Stem cells and progenitor cells are microscopic building blocks of the body. Progenitor cells are specialized in their functions, destined to become only one type of cell when they mature, such as a muscle cell or the particular type of cell that forms alveoli, or air sacs, in the lung. Stem cells, by contrast, have the potential to develop into a variety of cell types and have the ability to replenish damaged cells in many different organs. When a stem cell divides, each new cell created has the potential to remain a stem cell or to become another type of cell, such a red blood cell or a brain cell. Stem cells can replicate indefinitely, while progenitor cells can divide a limited number of times.

“We know that stem cells and progenitor cells are necessary to maintain a healthy cell population in the lung,” Hoffman says. If lung cells get injured, they can be replenished. “It’s just like your skin: When a few cells come off, new cells come up. The lung also has that capacity to replace certain cells with progenitor cells. With emphysema, those healing cells are targeted and damaged. If you lose your progenitors, you can’t respond to injury any longer.”

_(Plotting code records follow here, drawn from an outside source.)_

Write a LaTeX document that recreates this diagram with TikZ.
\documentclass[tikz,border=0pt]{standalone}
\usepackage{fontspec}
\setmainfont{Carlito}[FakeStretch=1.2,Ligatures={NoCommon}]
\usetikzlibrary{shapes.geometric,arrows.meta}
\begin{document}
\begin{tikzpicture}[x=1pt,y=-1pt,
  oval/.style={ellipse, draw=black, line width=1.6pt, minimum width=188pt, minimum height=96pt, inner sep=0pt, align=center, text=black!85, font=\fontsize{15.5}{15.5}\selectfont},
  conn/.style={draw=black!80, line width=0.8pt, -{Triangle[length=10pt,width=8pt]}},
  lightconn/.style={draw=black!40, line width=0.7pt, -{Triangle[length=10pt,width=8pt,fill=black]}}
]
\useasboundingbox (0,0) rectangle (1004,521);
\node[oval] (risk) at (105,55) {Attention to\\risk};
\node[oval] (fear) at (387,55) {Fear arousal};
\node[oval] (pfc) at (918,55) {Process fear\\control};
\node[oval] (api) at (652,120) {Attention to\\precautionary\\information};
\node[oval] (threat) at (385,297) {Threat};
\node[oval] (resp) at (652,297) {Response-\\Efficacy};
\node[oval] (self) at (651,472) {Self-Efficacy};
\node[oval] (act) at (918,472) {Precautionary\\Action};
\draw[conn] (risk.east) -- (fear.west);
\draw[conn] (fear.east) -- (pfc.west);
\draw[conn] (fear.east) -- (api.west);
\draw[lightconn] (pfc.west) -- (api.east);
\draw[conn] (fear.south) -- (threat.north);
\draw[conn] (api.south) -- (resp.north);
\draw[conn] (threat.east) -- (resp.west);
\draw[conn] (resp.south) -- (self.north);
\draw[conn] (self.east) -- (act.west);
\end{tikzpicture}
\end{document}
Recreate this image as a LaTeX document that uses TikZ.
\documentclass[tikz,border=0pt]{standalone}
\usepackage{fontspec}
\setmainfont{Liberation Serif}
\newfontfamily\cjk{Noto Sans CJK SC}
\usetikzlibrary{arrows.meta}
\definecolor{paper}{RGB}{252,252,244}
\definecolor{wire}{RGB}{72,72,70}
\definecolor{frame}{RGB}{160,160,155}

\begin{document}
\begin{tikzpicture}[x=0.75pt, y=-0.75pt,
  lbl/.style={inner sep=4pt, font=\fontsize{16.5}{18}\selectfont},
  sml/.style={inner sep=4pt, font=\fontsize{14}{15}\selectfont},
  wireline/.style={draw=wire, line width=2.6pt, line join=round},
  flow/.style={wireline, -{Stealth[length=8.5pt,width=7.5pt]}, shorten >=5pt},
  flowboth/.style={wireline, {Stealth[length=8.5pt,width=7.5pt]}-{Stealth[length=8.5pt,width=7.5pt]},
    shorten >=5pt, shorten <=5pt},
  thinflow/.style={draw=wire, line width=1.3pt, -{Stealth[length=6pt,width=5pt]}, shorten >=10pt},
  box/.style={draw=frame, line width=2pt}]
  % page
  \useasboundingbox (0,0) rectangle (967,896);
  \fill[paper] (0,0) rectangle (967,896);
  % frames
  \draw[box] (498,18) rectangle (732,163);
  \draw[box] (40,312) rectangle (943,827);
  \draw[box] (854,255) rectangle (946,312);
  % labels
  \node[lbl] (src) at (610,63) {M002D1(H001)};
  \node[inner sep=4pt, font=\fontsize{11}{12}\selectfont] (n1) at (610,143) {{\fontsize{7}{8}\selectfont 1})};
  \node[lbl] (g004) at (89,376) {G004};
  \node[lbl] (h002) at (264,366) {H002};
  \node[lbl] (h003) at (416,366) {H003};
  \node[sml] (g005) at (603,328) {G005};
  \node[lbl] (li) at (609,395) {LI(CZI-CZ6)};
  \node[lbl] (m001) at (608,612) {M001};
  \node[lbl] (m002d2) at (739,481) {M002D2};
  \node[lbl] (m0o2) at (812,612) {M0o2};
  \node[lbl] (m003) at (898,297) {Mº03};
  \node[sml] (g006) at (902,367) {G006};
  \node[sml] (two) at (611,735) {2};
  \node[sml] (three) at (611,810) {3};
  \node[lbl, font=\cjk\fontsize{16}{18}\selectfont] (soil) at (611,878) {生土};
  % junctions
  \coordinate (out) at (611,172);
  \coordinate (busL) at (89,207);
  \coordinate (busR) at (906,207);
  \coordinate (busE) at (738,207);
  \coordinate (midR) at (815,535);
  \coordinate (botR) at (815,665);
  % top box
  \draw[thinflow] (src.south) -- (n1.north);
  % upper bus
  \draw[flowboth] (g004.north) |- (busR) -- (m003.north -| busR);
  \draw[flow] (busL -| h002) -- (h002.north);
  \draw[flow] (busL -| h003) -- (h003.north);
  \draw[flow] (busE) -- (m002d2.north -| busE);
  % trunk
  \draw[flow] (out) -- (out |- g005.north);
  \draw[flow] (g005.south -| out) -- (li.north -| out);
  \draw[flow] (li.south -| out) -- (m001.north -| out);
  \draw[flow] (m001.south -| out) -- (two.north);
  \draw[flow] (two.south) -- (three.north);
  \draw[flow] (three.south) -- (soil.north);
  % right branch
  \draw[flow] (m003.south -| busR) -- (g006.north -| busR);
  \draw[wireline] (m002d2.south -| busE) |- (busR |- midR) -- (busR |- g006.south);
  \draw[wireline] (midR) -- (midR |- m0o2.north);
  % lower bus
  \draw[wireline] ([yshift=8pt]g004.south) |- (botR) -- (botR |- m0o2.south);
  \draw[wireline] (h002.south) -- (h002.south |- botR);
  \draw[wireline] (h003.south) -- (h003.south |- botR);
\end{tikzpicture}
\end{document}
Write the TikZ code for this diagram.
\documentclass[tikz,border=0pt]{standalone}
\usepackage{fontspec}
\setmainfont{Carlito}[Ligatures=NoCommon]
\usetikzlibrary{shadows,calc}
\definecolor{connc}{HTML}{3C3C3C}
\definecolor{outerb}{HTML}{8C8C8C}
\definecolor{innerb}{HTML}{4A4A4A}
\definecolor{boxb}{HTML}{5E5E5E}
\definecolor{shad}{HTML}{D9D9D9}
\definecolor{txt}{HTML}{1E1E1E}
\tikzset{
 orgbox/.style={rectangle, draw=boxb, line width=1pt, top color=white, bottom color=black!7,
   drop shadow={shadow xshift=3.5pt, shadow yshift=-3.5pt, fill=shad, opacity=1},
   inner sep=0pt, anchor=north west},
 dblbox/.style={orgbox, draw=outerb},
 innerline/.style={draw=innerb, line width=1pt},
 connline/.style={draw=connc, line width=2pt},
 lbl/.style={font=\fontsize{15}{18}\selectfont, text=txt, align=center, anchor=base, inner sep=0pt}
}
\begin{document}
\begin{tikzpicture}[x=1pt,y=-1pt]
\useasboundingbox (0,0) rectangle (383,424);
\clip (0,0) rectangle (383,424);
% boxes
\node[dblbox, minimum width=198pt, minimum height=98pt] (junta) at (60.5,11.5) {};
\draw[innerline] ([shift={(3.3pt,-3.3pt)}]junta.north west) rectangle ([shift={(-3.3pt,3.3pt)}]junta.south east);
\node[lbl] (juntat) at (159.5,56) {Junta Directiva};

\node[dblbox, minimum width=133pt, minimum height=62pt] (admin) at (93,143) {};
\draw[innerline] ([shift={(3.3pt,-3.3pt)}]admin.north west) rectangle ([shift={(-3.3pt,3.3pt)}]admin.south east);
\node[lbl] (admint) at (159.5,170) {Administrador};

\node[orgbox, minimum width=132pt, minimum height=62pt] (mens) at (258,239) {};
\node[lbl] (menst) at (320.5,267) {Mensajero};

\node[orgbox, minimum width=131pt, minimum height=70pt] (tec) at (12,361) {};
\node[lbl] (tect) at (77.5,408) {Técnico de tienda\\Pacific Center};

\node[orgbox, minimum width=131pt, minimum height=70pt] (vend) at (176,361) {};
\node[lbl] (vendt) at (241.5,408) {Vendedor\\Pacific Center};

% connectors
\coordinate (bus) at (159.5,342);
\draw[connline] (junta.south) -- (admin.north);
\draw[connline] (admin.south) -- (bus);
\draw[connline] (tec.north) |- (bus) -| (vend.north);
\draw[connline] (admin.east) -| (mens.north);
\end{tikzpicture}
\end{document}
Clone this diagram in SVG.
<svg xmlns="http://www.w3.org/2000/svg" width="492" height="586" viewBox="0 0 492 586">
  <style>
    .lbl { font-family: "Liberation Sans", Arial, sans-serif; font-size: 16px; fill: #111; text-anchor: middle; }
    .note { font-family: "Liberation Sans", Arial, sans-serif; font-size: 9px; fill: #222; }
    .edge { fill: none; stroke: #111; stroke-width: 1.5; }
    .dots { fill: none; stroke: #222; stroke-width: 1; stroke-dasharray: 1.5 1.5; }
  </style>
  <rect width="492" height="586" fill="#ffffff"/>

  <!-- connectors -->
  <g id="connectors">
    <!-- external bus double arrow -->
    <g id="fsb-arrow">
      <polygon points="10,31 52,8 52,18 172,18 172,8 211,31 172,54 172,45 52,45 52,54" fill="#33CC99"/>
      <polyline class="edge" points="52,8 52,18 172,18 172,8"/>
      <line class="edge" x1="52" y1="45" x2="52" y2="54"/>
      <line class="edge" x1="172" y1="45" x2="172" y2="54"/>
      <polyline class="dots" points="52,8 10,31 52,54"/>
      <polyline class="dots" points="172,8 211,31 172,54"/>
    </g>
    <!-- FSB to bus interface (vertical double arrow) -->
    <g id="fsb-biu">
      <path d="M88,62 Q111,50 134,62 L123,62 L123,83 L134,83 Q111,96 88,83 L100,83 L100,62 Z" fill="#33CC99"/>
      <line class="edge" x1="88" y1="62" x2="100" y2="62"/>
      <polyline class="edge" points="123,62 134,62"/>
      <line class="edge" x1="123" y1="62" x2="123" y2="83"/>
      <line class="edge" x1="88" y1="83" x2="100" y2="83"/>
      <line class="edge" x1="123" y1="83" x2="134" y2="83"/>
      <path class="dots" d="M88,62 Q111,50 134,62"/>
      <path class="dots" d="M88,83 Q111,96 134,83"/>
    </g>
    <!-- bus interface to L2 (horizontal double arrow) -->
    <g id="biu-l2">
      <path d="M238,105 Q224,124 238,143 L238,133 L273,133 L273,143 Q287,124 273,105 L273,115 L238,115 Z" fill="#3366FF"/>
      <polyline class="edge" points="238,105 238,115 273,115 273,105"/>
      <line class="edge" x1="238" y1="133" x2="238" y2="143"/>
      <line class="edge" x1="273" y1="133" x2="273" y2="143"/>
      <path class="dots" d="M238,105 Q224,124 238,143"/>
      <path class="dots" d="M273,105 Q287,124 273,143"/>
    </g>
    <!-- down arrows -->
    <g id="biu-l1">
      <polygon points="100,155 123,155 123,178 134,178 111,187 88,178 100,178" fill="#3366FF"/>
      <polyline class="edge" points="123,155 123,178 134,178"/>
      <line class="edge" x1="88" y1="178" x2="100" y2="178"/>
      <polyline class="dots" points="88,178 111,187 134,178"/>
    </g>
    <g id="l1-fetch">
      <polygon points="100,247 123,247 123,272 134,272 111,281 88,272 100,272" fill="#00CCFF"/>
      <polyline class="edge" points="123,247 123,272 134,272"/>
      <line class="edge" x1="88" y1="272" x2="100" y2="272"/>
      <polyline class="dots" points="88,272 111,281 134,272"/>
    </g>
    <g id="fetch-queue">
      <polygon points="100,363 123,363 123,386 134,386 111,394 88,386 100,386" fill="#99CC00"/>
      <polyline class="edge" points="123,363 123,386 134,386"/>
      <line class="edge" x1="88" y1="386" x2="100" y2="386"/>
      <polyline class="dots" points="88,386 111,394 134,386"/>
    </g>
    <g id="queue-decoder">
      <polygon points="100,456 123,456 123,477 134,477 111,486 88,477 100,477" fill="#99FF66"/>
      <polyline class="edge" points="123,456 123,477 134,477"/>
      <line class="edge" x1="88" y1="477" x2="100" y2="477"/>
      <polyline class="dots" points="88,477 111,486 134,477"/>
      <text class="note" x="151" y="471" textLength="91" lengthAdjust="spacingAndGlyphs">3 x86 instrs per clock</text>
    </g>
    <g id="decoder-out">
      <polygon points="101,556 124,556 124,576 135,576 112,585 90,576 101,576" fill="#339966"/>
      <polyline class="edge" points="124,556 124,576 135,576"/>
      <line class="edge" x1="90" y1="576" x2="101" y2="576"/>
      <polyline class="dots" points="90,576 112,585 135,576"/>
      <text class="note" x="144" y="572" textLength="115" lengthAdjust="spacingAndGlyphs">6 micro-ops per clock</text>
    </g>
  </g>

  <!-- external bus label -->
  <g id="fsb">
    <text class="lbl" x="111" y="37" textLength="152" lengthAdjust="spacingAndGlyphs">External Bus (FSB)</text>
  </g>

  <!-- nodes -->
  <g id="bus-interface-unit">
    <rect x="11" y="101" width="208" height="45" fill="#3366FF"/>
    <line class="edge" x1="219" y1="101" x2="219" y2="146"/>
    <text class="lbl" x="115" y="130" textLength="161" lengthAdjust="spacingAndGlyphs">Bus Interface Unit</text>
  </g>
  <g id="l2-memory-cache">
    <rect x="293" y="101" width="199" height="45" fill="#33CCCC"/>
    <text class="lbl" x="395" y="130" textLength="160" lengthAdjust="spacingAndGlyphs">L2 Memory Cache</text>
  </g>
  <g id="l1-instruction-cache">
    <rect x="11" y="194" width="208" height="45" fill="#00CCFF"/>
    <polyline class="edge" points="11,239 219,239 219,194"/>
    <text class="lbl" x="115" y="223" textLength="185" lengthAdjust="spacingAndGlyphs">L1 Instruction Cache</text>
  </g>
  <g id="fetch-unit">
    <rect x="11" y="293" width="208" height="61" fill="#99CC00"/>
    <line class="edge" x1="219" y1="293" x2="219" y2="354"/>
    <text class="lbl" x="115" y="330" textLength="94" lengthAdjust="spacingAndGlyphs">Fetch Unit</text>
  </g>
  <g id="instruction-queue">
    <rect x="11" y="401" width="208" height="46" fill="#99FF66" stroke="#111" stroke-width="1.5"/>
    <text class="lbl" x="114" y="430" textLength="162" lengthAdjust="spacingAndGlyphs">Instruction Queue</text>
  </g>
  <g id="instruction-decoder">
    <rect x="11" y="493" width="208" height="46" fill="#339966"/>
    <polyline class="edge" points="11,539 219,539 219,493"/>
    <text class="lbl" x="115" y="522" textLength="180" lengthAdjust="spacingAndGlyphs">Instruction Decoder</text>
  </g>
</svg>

Hoffman and his colleagues have worked with lung cells from mice and sheep and with healthy human lung cells harvested through biopsies. Their goal has been to develop ways to grow new progenitor cells from existing healthy cells. Because such cells would be identical to the host lung cells, the diseased lung would be less likely to reject them.

“We are focused on rebuilding the lung,” says Hoffman. “We want the cells to actually build new air sacs.” The idea is that the new progenitor cells would attract “the other two main types of cells—those on the blood side of the lung’s structure and those on the air side.” This could allow fine blood vessels to “run through and pick up oxygen,” lessening the breathing problems patients with emphysema experience.

Hoffman and his colleagues have been able to demonstrate that the lab-grown progenitor cells produce everything they hoped they would. “They produce elastin [which allows the lung cells to expand and contract] and growth factors and are capable of assembling the scaffolding that other cells can attach to,” he says. “We have demonstrated that they have the potential to replace damaged cells in the emphysema lung.”

They have also isolated progenitor cells, grown them and put them in mice and sheep with encouraging results. “We have done two different pre-clinical trials in sheep, and both showed that the cells improved blood flow and increased tissue mass in the emphysema lung,” says Hoffman. He hopes that at the conclusion of his study, in about five years, the lung-rebuilding technique can be tested safely in human emphysema patients. The technology that is being developed to treat emphysema could also potentially be applied to a variety of lung disorders that, while less common, are equally serious.